Use Paint Contrast Carefully

Two-tone changes stand out most when the darker area follows a clean factory line like the roof edge, beltline trim, or the lower rocker break. Contrast works best when it has one clear job, such as defining the roofline, sharpening mirror caps, or giving lower trim more definition. A black roof on a white vehicle, satin mirror caps on a gray body, or a subtle spoiler lip can add personality without covering the car in disconnected accents.

Placement matters as much as finish because contrast can look choppy when it cuts across curved panels or ignores existing trim seams. The strongest results come from placing darker details along natural body breaks, where the contrast makes the vehicle’s contours easier to read at a glance. Gloss black can highlight swirl marks and water spots, while satin hides wear better and matches many factory trim textures. Check the look in shade and direct sun before committing to wrap or paint.

Sharpen Lighting Details

Cloudy headlight lenses, yellowed fog housings, and dim license plate bulbs can make an otherwise well-kept vehicle look older at night and in daytime photos.
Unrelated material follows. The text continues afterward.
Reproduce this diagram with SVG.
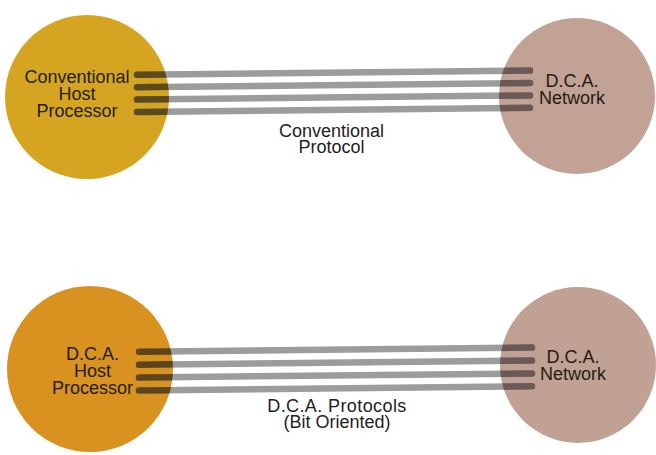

Lighting changes show fast when the basics are handled first, starting with lens restoration or replacement and fresh bulbs that bring back clean output. Crisp white lighting reads modern on headlights, fog lights, license plate lights, and entry lights, and it keeps the vehicle looking tidy instead of patched together.

Overly blue bulbs often look harsh through clear lenses and can reduce usable visibility on wet roads, dark pavement, and unlit shoulders. A cleaner result comes from keeping the light temperature consistent across the front, rear, and cabin so nothing looks mismatched when the doors open or the brakes are on. Verify legality and aim after installation, then confirm the beam pattern stays even on a flat wall before driving.

Refine Trim Pieces

Sun-faded badges, cracked emblems, and cloudy grille inserts pull attention away from clean paint because they sit at eye level and frame the front and rear. Tired window trim, worn door moldings, and dealer plate frames read like unfinished details even when the body is spotless. Bulky accessories can do the same by adding visual weight where the factory design is usually tight and clean. Addressing these small pieces first makes later exterior upgrades look intentional instead of stacked on.

Finish consistency matters because trim is usually seen all at once, especially along the beltline and around the mirrors. Blacked-out badges can work when the grille, window trim, and other dark pieces already match in gloss or satin, and carbon fiber mirror caps look best when the material appears elsewhere in moderation. A small lip spoiler reads cleaner than a tall wing on most daily drivers. Confirm fitment, mounting method, and paint-match options before ordering.

Detail the Cabin

Scuffed door sills, flattened floor mats, and a cracked shift knob are the kind of wear points that stand out the moment the door opens. Faded pedals and sticky buttons make the interior feel older than the exterior, even when the paint and wheels are dialed in. Messy chargers draped across the console and exposed dash camera wires look like unfinished work, not daily convenience. Cleaning helps, but replacing the pieces that get touched and seen every day changes the cabin’s baseline fast.

Material match is the part that keeps interior updates from looking random. Leather pieces should mirror the factory grain and stitch style, metal trim should match the OEM sheen, and suede-like panels should land where the car already uses soft-touch surfaces. Carbon fiber add-ons look cleaner when they follow existing trim lines and don’t stack over multiple textures. Check reflectivity in daylight and at night so glare, fingerprints, and seams don’t become the next problem.

When you want a clean vehicle to stand out, treat every change like it needs to match the same direction. Use proportion as the first filter, then add controlled contrast only where the body lines already support it. Refresh lighting for a consistent white tone, fix trim that looks faded or out of place, and keep the cabin as tidy and matched as the exterior. If an upgrade can’t be explained in one sentence, or it introduces a new finish you don’t repeat elsewhere, skip it. Pick one area to correct this week and price the parts.